Montag, 5. März 2012

Die Ostalgie der Konservativen

 Die DDR hat Konjunktur. Über 20 Jahre, nachdem der ehemalige „Arbeiter- und Bauernstaat“ aufgehört hat zu existieren, ist er mehr denn je in aller Munde. Dabei sind es nicht etwa die Protagonisten und Anhänger der Partei „Die Linke“, die in Nostalgie schwelgen. Vielmehr scheinen die Konservativen Kräfte der Republik, mangels eigener Kreativität, sich der alten Zeiten voller Inbrunst zu bemächtigen.

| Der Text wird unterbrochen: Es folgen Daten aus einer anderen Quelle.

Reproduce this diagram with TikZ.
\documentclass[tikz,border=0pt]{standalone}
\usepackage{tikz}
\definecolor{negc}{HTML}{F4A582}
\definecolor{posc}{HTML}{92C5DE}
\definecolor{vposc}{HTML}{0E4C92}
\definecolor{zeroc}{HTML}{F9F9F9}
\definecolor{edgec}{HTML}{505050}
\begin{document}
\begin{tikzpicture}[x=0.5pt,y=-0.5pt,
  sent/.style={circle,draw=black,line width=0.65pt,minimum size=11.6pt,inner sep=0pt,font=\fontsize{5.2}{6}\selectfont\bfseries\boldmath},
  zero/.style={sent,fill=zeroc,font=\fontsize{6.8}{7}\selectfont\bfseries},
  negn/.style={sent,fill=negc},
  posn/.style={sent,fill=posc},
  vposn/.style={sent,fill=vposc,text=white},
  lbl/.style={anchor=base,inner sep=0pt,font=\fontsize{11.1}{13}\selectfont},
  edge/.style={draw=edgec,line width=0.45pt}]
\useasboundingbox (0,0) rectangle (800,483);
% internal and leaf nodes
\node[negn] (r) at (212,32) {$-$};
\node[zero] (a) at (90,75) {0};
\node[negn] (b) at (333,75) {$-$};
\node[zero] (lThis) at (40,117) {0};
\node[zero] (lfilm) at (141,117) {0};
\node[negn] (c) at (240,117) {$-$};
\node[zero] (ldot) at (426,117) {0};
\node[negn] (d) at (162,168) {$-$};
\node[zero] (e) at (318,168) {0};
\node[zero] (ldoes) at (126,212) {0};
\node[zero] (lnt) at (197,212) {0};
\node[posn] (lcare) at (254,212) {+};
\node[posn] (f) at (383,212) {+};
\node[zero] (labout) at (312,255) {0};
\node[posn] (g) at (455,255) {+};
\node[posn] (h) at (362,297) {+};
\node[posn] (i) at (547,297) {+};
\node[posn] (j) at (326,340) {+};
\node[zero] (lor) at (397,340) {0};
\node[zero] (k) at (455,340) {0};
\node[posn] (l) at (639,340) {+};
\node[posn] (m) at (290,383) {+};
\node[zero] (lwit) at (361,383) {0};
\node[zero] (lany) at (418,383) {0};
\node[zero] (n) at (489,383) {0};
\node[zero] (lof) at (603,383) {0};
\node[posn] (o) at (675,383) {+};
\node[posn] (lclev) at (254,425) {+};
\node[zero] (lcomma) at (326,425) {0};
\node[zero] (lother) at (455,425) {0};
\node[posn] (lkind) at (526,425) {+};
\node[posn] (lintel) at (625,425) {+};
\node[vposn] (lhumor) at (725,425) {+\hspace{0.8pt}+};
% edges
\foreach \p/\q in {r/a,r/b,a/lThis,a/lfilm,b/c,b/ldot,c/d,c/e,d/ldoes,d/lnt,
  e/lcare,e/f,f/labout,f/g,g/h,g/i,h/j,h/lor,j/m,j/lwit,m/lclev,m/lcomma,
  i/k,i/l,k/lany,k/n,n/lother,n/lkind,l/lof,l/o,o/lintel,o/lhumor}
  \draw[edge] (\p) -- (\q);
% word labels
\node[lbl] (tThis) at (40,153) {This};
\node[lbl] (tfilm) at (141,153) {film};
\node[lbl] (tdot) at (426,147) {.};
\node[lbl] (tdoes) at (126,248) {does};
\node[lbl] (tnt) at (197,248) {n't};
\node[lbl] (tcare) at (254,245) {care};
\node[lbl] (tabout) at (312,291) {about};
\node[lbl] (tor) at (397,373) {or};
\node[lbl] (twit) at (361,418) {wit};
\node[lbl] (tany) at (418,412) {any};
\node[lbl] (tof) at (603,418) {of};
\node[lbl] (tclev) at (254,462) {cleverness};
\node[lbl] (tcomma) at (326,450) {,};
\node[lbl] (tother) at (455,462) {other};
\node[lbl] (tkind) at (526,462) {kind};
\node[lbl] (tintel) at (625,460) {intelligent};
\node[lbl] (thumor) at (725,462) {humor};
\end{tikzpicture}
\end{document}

 Der zukünftige Bundespräsident, Joachim Gauck, ein in der Wolle gefärbter Konservativer, wäre ohne DDR-Hintergrund gar nicht denkbar. Er, der erst in der zweiten Oktoberhälfte des Jahres 1989 die schützenden Mauern der Kirche verliess und zum damaligen Widerstand stiess, als die Schlacht bereits gewonnen war, bezieht seine Reputation, seine Beliebtheit und seinen präsidentialen Habitus einzig und allein aus dieser Tatsache. Zu den Themen der Gegenwart, Sozialabbau, Turbokapitalismus,  der Geiselhaft ganzer Staaten durch Banken und Hedgefonds, Neokolonialismus, der sich in Kriegen rund um die Welt manifestiert, hat Gauck nichts zu sagen. Diese Themen interessieren ihn schlicht und einfach nicht.

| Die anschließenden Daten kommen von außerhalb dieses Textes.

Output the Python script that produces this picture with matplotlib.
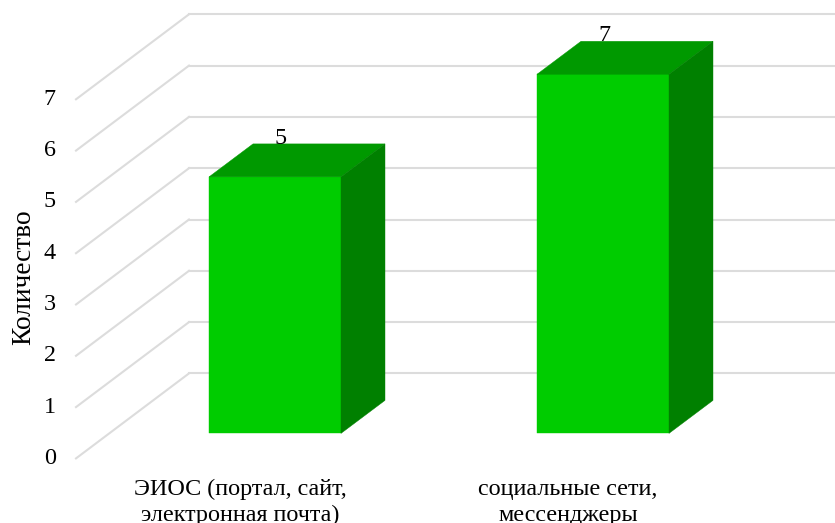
import matplotlib
matplotlib.use("Agg")
import matplotlib.pyplot as plt
from matplotlib.patches import Polygon

categories = ["ЭИОС (портал, сайт,\nэлектронная почта)", "социальные сети,\nмессенджеры"]
values = [5, 7]
y_ticks = [0, 1, 2, 3, 4, 5, 6, 7]
y_title = "Количество"

W, H = 835, 523
plt.rcParams['font.family'] = ['Liberation Serif', 'DejaVu Sans']
fig = plt.figure(figsize=(W / 100, H / 100), dpi=100)

# front plane of the 3D box in pixels
L, R, Y0, Y7 = 76, 732, 458.4, 99.3
ax = fig.add_axes([L / W, 1 - Y0 / H, (R - L) / W, (Y0 - Y7) / H])
ax.set_xlim(0, 2)
ax.set_ylim(0, 7)
ax.patch.set_visible(False)
for s in ax.spines.values():
    s.set_visible(False)

ux = (R - L) / 2      # px per category
uy = (Y0 - Y7) / 7    # px per value unit
def dx(px): return px / ux
def dy(px): return px / uy

DEPTH = (113, 85)
grid_c = "#dcdcdc"
for t in y_ticks:
    ax.plot([0, dx(DEPTH[0])], [t, t + dy(DEPTH[1])], color=grid_c, lw=1.5, clip_on=False, zorder=1)
    ax.plot([dx(DEPTH[0]), 2 + dx(DEPTH[0])], [t + dy(DEPTH[1])] * 2, color=grid_c, lw=1.5, clip_on=False, zorder=1)

off = (35, 25)
bw = dx(132)
bd = (44, 33)
label_shift = [6, 1]
FRONT, TOP, SIDE = "#00cc00", "#009900", "#008000"
for i, v in enumerate(values):
    x0 = i + 0.5 + dx(off[0]) - bw / 2
    x1 = x0 + bw
    base = dy(off[1])
    top = base + v
    ddx, ddy = dx(bd[0]), dy(bd[1])
    for pts, c in [
        ([(x0, base), (x1, base), (x1, top), (x0, top)], FRONT),
        ([(x0, top), (x1, top), (x1 + ddx, top + ddy), (x0 + ddx, top + ddy)], TOP),
        ([(x1, base), (x1 + ddx, base + ddy), (x1 + ddx, top + ddy), (x1, top)], SIDE),
    ]:
        ax.add_patch(Polygon(pts, closed=True, fc=c, ec=c, lw=0.3, clip_on=False, zorder=3))
    ax.text((x0 + x1) / 2 + dx(label_shift[i]), top + ddy + dy(5.5), str(v), ha="center", va="center",
            fontsize=17.4, color="black", clip_on=False, zorder=4)

ax.set_yticks(y_ticks)
ax.set_yticklabels([str(t) for t in y_ticks], fontsize=17.4, va="center")
ax.set_xticks([0.5, 1.5])
ax.set_xticklabels(categories, fontsize=17.4, linespacing=1.32)
ax.tick_params(axis="both", length=0)
ax.tick_params(axis="y", pad=14.5)
ax.tick_params(axis="x", pad=14.5)
fig.text(23.5 / W, 1 - 277 / H, y_title, rotation=90, ha="center", va="center", fontsize=19.7)

fig.savefig("out.png", dpi=100)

 Frühzeitg war Gauck in der Zeit des Umbruchs klar, dass die Träumereien des grössten Teils der Oppositionsgruppen, die DDR zu reformieren, sie aber in ihrer Eigenstaatlichkeit zu erhalten, angesichts des offen zur Schau gestellten Okupationswillens Bundeskanzler Kohls, jeder Grundlage entbehrten. Er schlug sich schnell auf die Seite derjenigen, die von Wiedervereinigung redeten, in Wirklichkeit aber eine Einverleibung der DDR in westdeutsches Staatsgebiet betrieben, als Sieger über die ostdeutschen Verlierer. Der dicke Kohl dankte Gauck, indem er ihn 1990 zum Chef der Stasi-Unterlagen-Behörde machte, auch „Gauck-Behörde“ genannt. Aus der dort erworbenen Popularität saugt der Mann noch heute Honig.

 Ebenfalls aus dem Umfeld der evangelischen Kirche der DDR stammt Bundeskanzlerin Angela Merkel. Die Frau, die den Abend der Maueröffnung in der Sauna verbrachte, lehnte den Vorschlag einer Bekannten, sich das Geschehen aus der Nähe anzusehen mit den Worten ab, mann müsse erst mal sehen was aus dem Ganzen werde. Dieser Wahlspruch könnte übrigens über der gesamten Kanzlerschaft der ehemaligen FDJ-Aktivistin stehen, deren Stasiakten ihr auf eigenen Wunsch ausgehändigt wurden.

 Ausser auf die menschlichen Resourcen der untergegangen DDR, greifen Konservative aber auch gern zur Keule der Verleumdung als ewig Gestrige, wenn es darum geht, politische Gegner zu verunglimpfen. So versuchte die FAS am letzten Sonntag, während sie Gaucks Sohn Christian zwei lange Seiten über seinen Vater menscheln liess, die Präsidentenkandiatin der Linkspartei, Beate Klarsfeld, in einem zermürbend langatmigen Text, in die Nähe von SED und Stasi zu zerren.

 Aber nicht nur Prominente werden als Altkommunisten  und Stasi-Helfershelfer verunglimpft. Längst ist es Mode geworden alle Mitglieder der Linkspartei als Kumpanen des DDR-Systems zu beschimpfen, selbst wenn diese, wie zumeist in den westlichen Bundesländern nie etwas mit SED oder Stasi zu tun hatten.

 Es ist halt zu verlockend, mangels eigener Argumente die gesamte Bewegung gegen Sozialabbau und für eine gerechtere Verteilung des, von allen erwirtschafteten, Volkseinkommens mit einem, wenn auch noch so sehr an den Haaren herbeigezogenen Hinweis auf das Unrechtssystem der DDR, zu desavoieren.

 Wir werden in den nächsten Jahren in dieser rückwärts gewandten Politik verharren, auch Dank eines Bundepräsidenten, der nur ein Thema hat, diesen von Hass verzerrten Blick auf ein längst vergangenes Stück deutscher Geschichte.